Relevance up to 00:00 2022-06-24 UTC–4
Yesterday, the US dollar reacted negatively to Jerome Powell’s speech in Congress. Against the euro, the greenback weakened to 1.0606, allowing the pair to reach a new weekly high. Looking ahead, the EUR/USD pair could not stay below 1.6000 and reversed, recouping almost all its losses during the Asian session on Thursday.
In fact, there were and are no good reasons for the trend reversal. The head of the Fed voiced rather hawkish statements, confirming the aggressive attitude of the US regulator. Take alone his statement that the Fed would raise the interest rate until it sees “compelling evidence that inflation is moving down.” There’s also another statement from Powell that should be highlighted. According to him, US inflation “has obviously surprised to the upside over the past year, and further surprises could be in store. We therefore will need to be nimble in responding to incoming data and the evolving outlook.” In addition, Powell assured Committee that the US economy was in good shape and was “well positioned to handle tighter monetary policy.”
In other words, Jerome Powell made it clear that the regulator would maintain a hawkish course by continuing to raise interest rates until the inflationary growth cools down. He actually acknowledged that his earlier predictions that inflation would stabilize in the second half of the year were completely unreal. Moreover, according to him, the key inflation indicators can still create “surprises” of an obviously negative nature. The gist of these messages is that the Fed will keep raising the rate.
The only question is at what pace the regulator will do it. Powell did not give a concrete answer to this question yesterday and this confused the dollar bulls. Traders were baffled, in fact, by a single phrase: “the pace of those changes will continue to depend on the incoming data and the evolving outlook for the economy. We will make our decisions meeting by meeting.”
This statement discouraged US dollar bulls. Apparently, the market was expecting an announcement of a 75-point rate hike at both the July and September meetings. However, Powell did not promise anything leaving room for maneuver. In fact, he has “tied” the pace of monetary tightening to the inflationary growth rate. By the way, the 75-point rate hike at the last meeting was adopted quickly, after the release of the May data on CPI growth in the US. At the press conference, Jerome Powell admitted that the central bank had intended to keep the 50-point rate hike because it expected inflation to flatten in the second quarter. Nevertheless, inflation indicators “surprised to the upside” and the regulator decided to apply more aggressive countermeasures. Obviously, further rate increases will depend on the key inflation indicators – the CPI and PCE.
Thus, Jerome Powell did not announce a 75-point rate hike. Commenting on the results of the June meeting, he said that the Committee members would decide between the two options at the next meeting: to raise the rate by 50 points or by 75 points. Obviously, the Fed will face the same choice at the September meeting. That’s why the main signal voiced by Powell in Congress was rather vague: “We anticipate that ongoing rate increases will be appropriate; the pace of those changes will continue to depend on the incoming data and the evolving outlook for the economy.”

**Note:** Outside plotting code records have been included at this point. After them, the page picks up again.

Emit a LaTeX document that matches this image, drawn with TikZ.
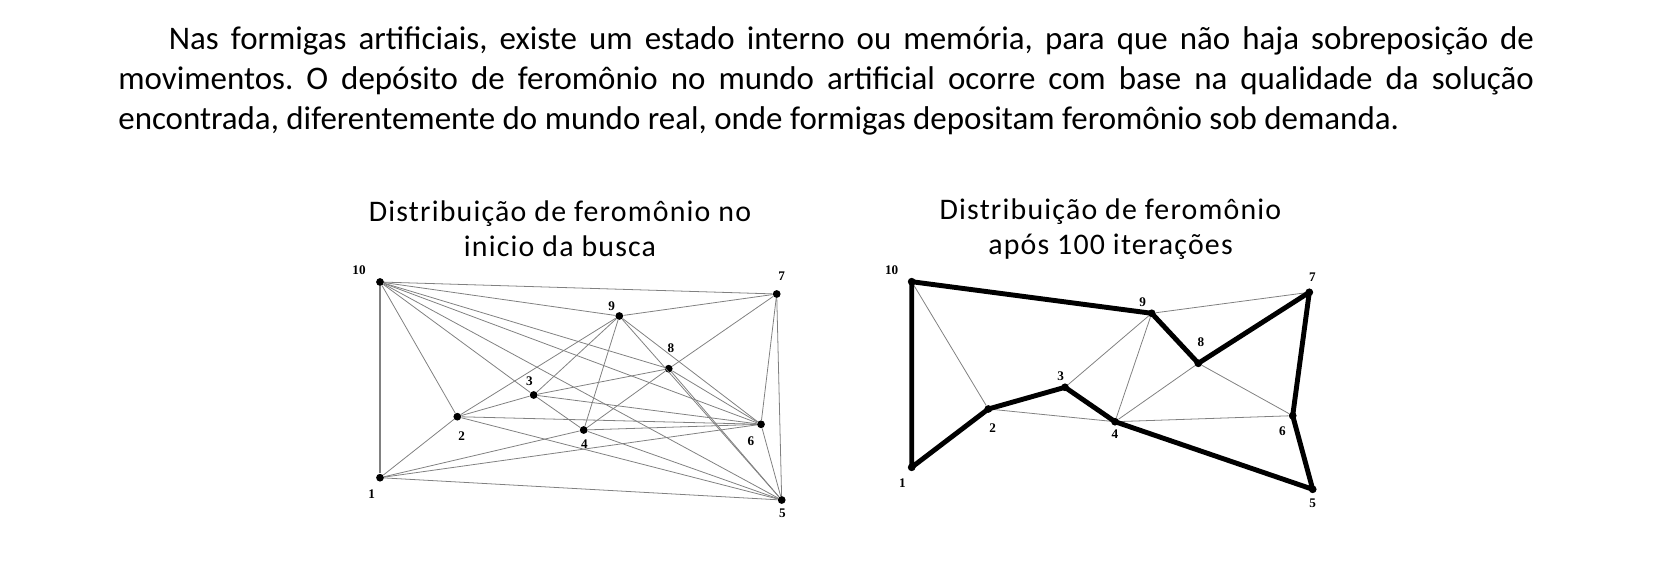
\documentclass[tikz,border=0pt]{standalone}
\usepackage{fontspec}
\setmainfont{Carlito}
\newfontfamily\numfont{Liberation Serif}
\newfontfamily\headfont[LetterSpace=4]{Carlito}
\usetikzlibrary{positioning}

\begin{document}
\begin{tikzpicture}[x=0.02cm,y=-0.02cm,
    vertex/.style={circle,fill=black,inner sep=0pt,minimum size=0.155cm},
    num/.style={font=\numfont\bfseries\fontsize{7.5}{7.5}\selectfont,inner sep=0pt},
    trail/.style={draw=black!50,line width=0.45pt},
    route/.style={draw=black,line width=2.8pt,line cap=round,line join=round},
    heading/.style={align=center,inner sep=0pt,font=\headfont\fontsize{17}{19.7}\selectfont}
]
\useasboundingbox (0,0) rectangle (1653,563);

\node[anchor=north west,inner sep=0pt,text width=28.32cm,align=justify,
      font=\frenchspacing\fontsize{18.75}{22.8}\selectfont] (intro) at (118,26)
  {\hspace*{1.01cm}Nas formigas artificiais, existe um estado interno ou memória, para que não haja sobreposição de\linebreak
   movimentos. O depósito de feromônio no mundo artificial ocorre com base na qualidade da solução\linebreak
   encontrada, diferentemente do mundo real, onde formigas depositam feromônio sob demanda.};

\node[heading] (head1) at (560,229) {Distribuição de feromônio no\\inicio da busca};
\node[heading] (head2) at (1110.5,229) {Distribuição de feromônio\\após 100 iterações};

% inicio da busca
\node[vertex] (l1) at (380,477.7) {};
\node[vertex] (l2) at (457.3,416.7) {};
\node[vertex] (l3) at (533.7,395) {};
\node[vertex] (l4) at (583.7,430) {};
\node[vertex] (l5) at (781.7,500) {};
\node[vertex] (l6) at (761,424.3) {};
\node[vertex] (l7) at (776.7,294) {};
\node[vertex] (l8) at (668.7,368.7) {};
\node[vertex] (l9) at (619.3,316) {};
\node[vertex] (l10) at (380,282) {};

\node[num] (lt1) at (371.7,494.3) {1};
\node[num] (lt2) at (461.7,436) {2};
\node[num] (lt3) at (529.3,381.7) {3};
\node[num] (lt4) at (584.3,444.3) {4};
\node[num] (lt5) at (782.3,513.3) {5};
\node[num] (lt6) at (751,441.7) {6};
\node[num] (lt7) at (781.7,276) {7};
\node[num] (lt8) at (671,347.7) {8};
\node[num] (lt9) at (611.7,306) {9};
\node[num] (lt10) at (359,270) {10};

\draw[trail,line width=1.1pt] (l10) -- (l1);
\foreach \a/\b in {10/7,10/9,10/8,10/6,10/5,10/3,10/2,
                   9/7,9/2,9/3,9/4,9/6,9/5,
                   8/7,8/3,8/4,8/6,8/5,
                   3/2,3/4,3/6,
                   2/1,2/6,2/5,
                   4/1,4/6,4/5,
                   1/6,1/5,6/5,7/6,7/5}
  \draw[trail] (l\a) -- (l\b);

% apos 100 iteracoes
\node[vertex] (r1) at (911.7,467.3) {};
\node[vertex] (r2) at (988.3,409) {};
\node[vertex] (r3) at (1065,387.3) {};
\node[vertex] (r4) at (1115,421.7) {};
\node[vertex] (r5) at (1312.7,489.3) {};
\node[vertex] (r6) at (1292.7,415.7) {};
\node[vertex] (r7) at (1309.3,292.3) {};
\node[vertex] (r8) at (1198.3,363.3) {};
\node[vertex] (r9) at (1151.7,313.3) {};
\node[vertex] (r10) at (911.7,281.7) {};

\node[num] (rt1) at (902.3,482.7) {1};
\node[num] (rt2) at (992.7,428.3) {2};
\node[num] (rt3) at (1060.7,376.7) {3};
\node[num] (rt4) at (1115,434.3) {4};
\node[num] (rt5) at (1312.7,503.3) {5};
\node[num] (rt6) at (1282.3,431.7) {6};
\node[num] (rt7) at (1312.3,276.7) {7};
\node[num] (rt8) at (1201,342.3) {8};
\node[num] (rt9) at (1142.7,302.7) {9};
\node[num] (rt10) at (891.7,270) {10};

\foreach \a/\b in {10/2,9/7,9/3,9/4,8/4,8/6,2/4,4/6}
  \draw[trail] (r\a) -- (r\b);
\draw[route] (r10.center) -- (r9.center) -- (r8.center) -- (r7.center) -- (r6.center)
  -- (r5.center) -- (r4.center) -- (r3.center) -- (r2.center) -- (r1.center) -- cycle;
\end{tikzpicture}
\end{document}
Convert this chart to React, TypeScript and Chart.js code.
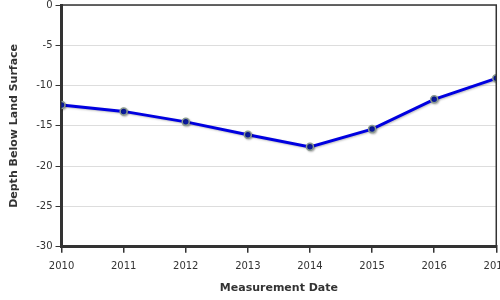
import React, { useEffect, useRef } from "react";
import { Chart, registerables } from "chart.js";

Chart.register(...registerables);

const years = [2010, 2011, 2012, 2013, 2014, 2015, 2016, 2017];
const depths = [-12.4, -13.2, -14.5, -16.1, -17.6, -15.4, -11.7, -9.1];
const yTicks = [0, -5, -10, -15, -20, -25, -30];
const xTitle = "Measurement Date";
const yTitle = "Depth Below Land Surface";

const FONT = "'DejaVu Sans', sans-serif";

const framePlugin = {
  id: "frame",
  afterDraw(chart: any) {
    const { ctx, chartArea } = chart;
    ctx.save();
    ctx.strokeStyle = "#333";
    ctx.lineWidth = 1.5;
    ctx.beginPath();
    ctx.moveTo(chartArea.left, chartArea.top);
    ctx.lineTo(chartArea.right, chartArea.top);
    ctx.lineTo(chartArea.right, chartArea.bottom);
    ctx.stroke();
    ctx.restore();
  },
  beforeDatasetDraw(chart: any) {
    const ctx = chart.ctx;
    ctx.save();
    ctx.shadowColor = "rgba(0,0,0,0.25)";
    ctx.shadowBlur = 2;
    ctx.shadowOffsetX = 1;
    ctx.shadowOffsetY = 1;
  },
  afterDatasetDraw(chart: any) {
    chart.ctx.restore();
  },
};

export default function App() {
  const ref = useRef<HTMLCanvasElement>(null);
  useEffect(() => {
    document.body.style.margin = "0";
    const chart = new Chart(ref.current!, {
      type: "line",
      data: {
        datasets: [
          {
            data: years.map((y, i) => ({ x: y, y: depths[i] })),
            borderColor: "#0000e0",
            borderWidth: 3,
            pointRadius: 3.5,
            pointBackgroundColor: "#0a1aa0",
            pointBorderColor: "#8a9a90",
            pointBorderWidth: 1.5,
            tension: 0,
          },
        ],
      },
      options: {
        animation: false,
        responsive: false,
        maintainAspectRatio: false,
        layout: { padding: { left: 6, top: 0, bottom: 3, right: 0 } },
        plugins: { legend: { display: false }, tooltip: { enabled: false } },
        scales: {
          x: {
            type: "linear",
            min: 2010,
            max: 2017,
            afterBuildTicks: (axis: any) => {
              axis.ticks = years.map((v) => ({ value: v }));
            },
            ticks: {
              color: "#333",
              font: { family: FONT, size: 10 },
              padding: 8,
              maxRotation: 0,
              callback: (v: any) => String(v),
            },
            grid: {
              display: true,
              drawOnChartArea: false,
              drawTicks: true,
              tickLength: 6,
              color: "#333",
              lineWidth: 1.5,
            },
            border: { display: true, color: "#333", width: 3 },
            title: {
              display: true,
              text: xTitle,
              color: "#333",
              font: { family: FONT, size: 11, weight: "bold" },
              padding: { top: 1, bottom: 2 },
            },
          },
          y: {
            type: "linear",
            min: -30,
            max: 0,
            afterBuildTicks: (axis: any) => {
              axis.ticks = yTicks.map((v) => ({ value: v }));
            },
            ticks: {
              color: "#333",
              font: { family: FONT, size: 10 },
              padding: 3,
              callback: (v: any) => String(v),
            },
            grid: {
              color: "#ddd",
              tickColor: "#333",
              tickLength: 6,
              lineWidth: 1,
            },
            border: { display: true, color: "#333", width: 3 },
            title: {
              display: true,
              text: yTitle,
              color: "#333",
              font: { family: FONT, size: 11, weight: "bold" },
              padding: { top: 2, bottom: 12 },
            },
          },
        },
      },
      plugins: [framePlugin],
    });
    return () => chart.destroy();
  }, []);
  return (
    <div style={{ width: 500, height: 300, overflow: "hidden" }}>
      <canvas
        ref={ref}
        width={517}
        height={304}
        style={{ display: "block", marginTop: -4 }}
      />
    </div>
  );
}
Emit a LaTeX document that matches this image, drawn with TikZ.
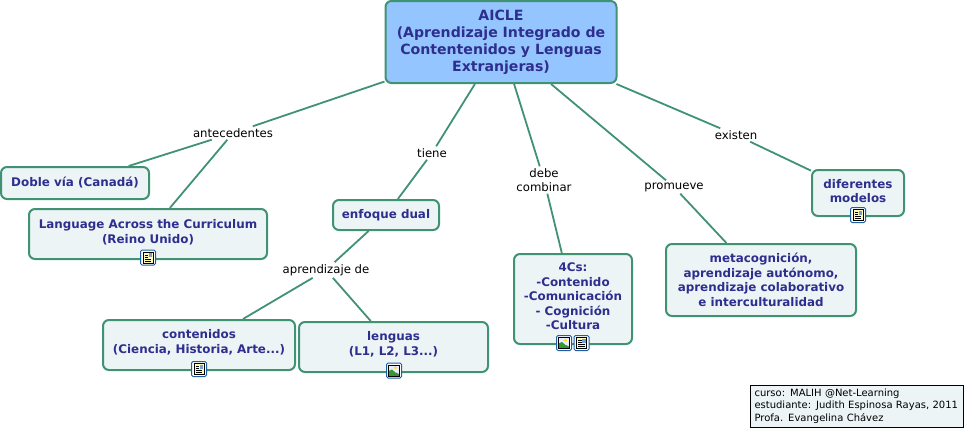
\documentclass[tikz,border=0pt]{standalone}
\usepackage{fontspec}
\setmainfont{DejaVu Sans}
\definecolor{edge}{HTML}{3F9272}
\definecolor{boxfill}{HTML}{EDF4F6}
\definecolor{rootfill}{HTML}{94C5FE}
\definecolor{ink}{HTML}{2E2E8E}
\definecolor{iconblue}{HTML}{1F5FA8}
\tikzset{
  x=1pt,y=-1pt,
  cbox/.style={draw=edge,line width=2pt,rounded corners=6pt,fill=boxfill,inner sep=0pt,align=center,text=ink,font=\fontsize{11.9}{14.5}\selectfont\bfseries},
  rootbox/.style={cbox,fill=rootfill,font=\fontsize{14.1}{17}\selectfont\bfseries},
  lbl/.style={inner sep=2pt,align=center,text=black,font=\fontsize{11.7}{14}\selectfont},
  conn/.style={draw=edge,line width=1.8pt},
  foot/.style={draw=black,line width=1pt,fill=boxfill,inner sep=0pt,align=left,text=black,font=\fontsize{10}{12.5}\selectfont},
  pics/docicon/.style={code={
    \draw[iconblue,line width=1pt,rounded corners=1.5pt,fill=white] (-7.5,-7.5) rectangle (7.5,7.5);
    \fill[yellow!30] (-5,-5.5) rectangle (5,5.5);
    \draw[black,line width=.5pt] (-5,-5.5) rectangle (5,5.5);
    \draw[black,line width=.7pt] (-3.2,-2.5)--(0,-2.5) (-3.2,-.5)--(0,-.5) (-3.2,1.5)--(3.2,1.5) (-3.2,3.5)--(3.2,3.5);
    \fill[iconblue!60] (.8,-4.5) rectangle (4,-.5);
  }},
  pics/imgicon/.style={code={
    \draw[iconblue,line width=1pt,rounded corners=1.5pt,fill=white] (-7.5,-7.5) rectangle (7.5,7.5);
    \fill[blue!8] (-5.5,-5.5) rectangle (5.5,5.5);
    \fill[yellow!90!orange] (1.5,-2.8) circle (1.6);
    \fill[green!50!black!80] (-5.5,5.5) -- (-5.5,0.5) -- (-2,-1) -- (5.5,5.5) -- cycle;
    \fill[white!60!green!50!black] (-1,5.5) -- (2,2) -- (5.5,3.8) -- (5.5,5.5) -- cycle;
    \draw[black,line width=.4pt] (-5.5,-5.5) rectangle (5.5,5.5);
  }}
}
\begin{document}
\begin{tikzpicture}
\useasboundingbox (0,0) rectangle (965,429);
\node[rootbox,minimum width=231pt,minimum height=82pt] (root) at (501,42) {AICLE\\(Aprendizaje Integrado de\\Contentenidos y Lenguas\\Extranjeras)\\[-15pt]};
\node[cbox,minimum width=148pt,minimum height=32pt] (doble) at (75,183) {Doble vía (Canadá)};
\node[cbox,minimum width=238pt,minimum height=50pt] (lang) at (148,234) {Language Across the Curriculum\\(Reino Unido)\\[-9.5pt]};
\node[cbox,minimum width=106pt,minimum height=30pt] (dual) at (386,215) {enfoque dual};
\node[cbox,minimum width=192pt,minimum height=50pt] (cont) at (199,345) {contenidos\\(Ciencia, Historia, Arte...)\\[-7pt]};
\node[cbox,minimum width=189pt,minimum height=50pt] (leng) at (393.5,347) {lenguas\\(L1, L2, L3...)\\[-7.5pt]};
\node[cbox,minimum width=118pt,minimum height=90pt] (cuatro) at (573,299) {4Cs:\\-Contenido\\-Comunicación\\- Cognición\\-Cultura\\[-9.5pt]};
\node[cbox,minimum width=190pt,minimum height=72pt] (meta) at (761,280) {metacognición,\\aprendizaje autónomo,\\aprendizaje colaborativo\\e interculturalidad};
\node[cbox,minimum width=92pt,minimum height=46pt] (dif) at (858,193) {diferentes\\modelos\\[-10.5pt]};
\node[lbl] (ante) at (233,133) {antecedentes};
\node[lbl] (tiene) at (432,153) {tiene};
\node[lbl] (debe) at (544,180) {debe\\combinar};
\node[lbl] (prom) at (674,187) {promueve};
\node[lbl] (exis) at (736,135) {existen};
\node[lbl] (apre) at (326,270) {aprendizaje de};
\node[foot,minimum width=213pt,minimum height=42pt,text width=205pt] (foot) at (857,406) {curso: MALIH @Net-Learning\\estudiante: Judith Espinosa Rayas, 2011\\Profa. Evangelina Chávez};
\begin{scope}[every path/.style={conn}]
\draw (root)--(ante); \draw (ante)--(doble); \draw (ante)--(lang);
\draw (root)--(tiene); \draw (tiene)--(dual);
\draw (root)--(debe); \draw (debe)--(cuatro);
\draw (root)--(prom); \draw (prom)--(meta);
\draw (root.-20)--(exis); \draw (exis)--(dif);
\draw (dual)--(apre); \draw (apre)--(cont); \draw (apre)--(leng);
\end{scope}
\pic at (148,257.5) {docicon};
\pic at (199,369) {docicon};
\pic at (394,370.5) {imgicon};
\pic at (564,343) {imgicon};
\pic at (581.5,343) {docicon};
\pic at (858,215) {docicon};
\end{tikzpicture}
\end{document}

Traders’ hawkish expectations were only half justified: Powell did not disappoint US dollar bulls, but he did not trigger another US dollar rally either. That’s why the EUR/USD pair turned out to be hovering slightly above 1.0500. Bulls couldn’t hold the price above 1.0600, and bears couldn’t keep it below 1.0500 today.
Notably, on the eve of the fall midterm elections to Congress, the head of the Fed became the object of criticism from both the Democratic Party and the Republican Party. Powell is a Republican, appointed for his position by Trump. For example, the Democrats said that the increase in the interest rate increased the risk of recession. In turn, some Republicans blamed the head of the Fed for not raising the interest rate earlier in order to prevent a strong rise in inflation. Obviously, being “in the crossfire,” Powell could not openly advocate a 75-point rate hike or question the fact of tightening monetary policy.
Today we will watch the second round of Jerome Powell’s speech in Congress (17:00-18:00 Moscow time). It is likely that he will repeat the points he has already made. However, judging by the experience of the previous years, it is not a certainty: the Congressmen will ask qualifying questions, the answers to which may cause increased volatility in the EUR/USD pair. Hence, it is better to choose a wait-and-see approach at the moment.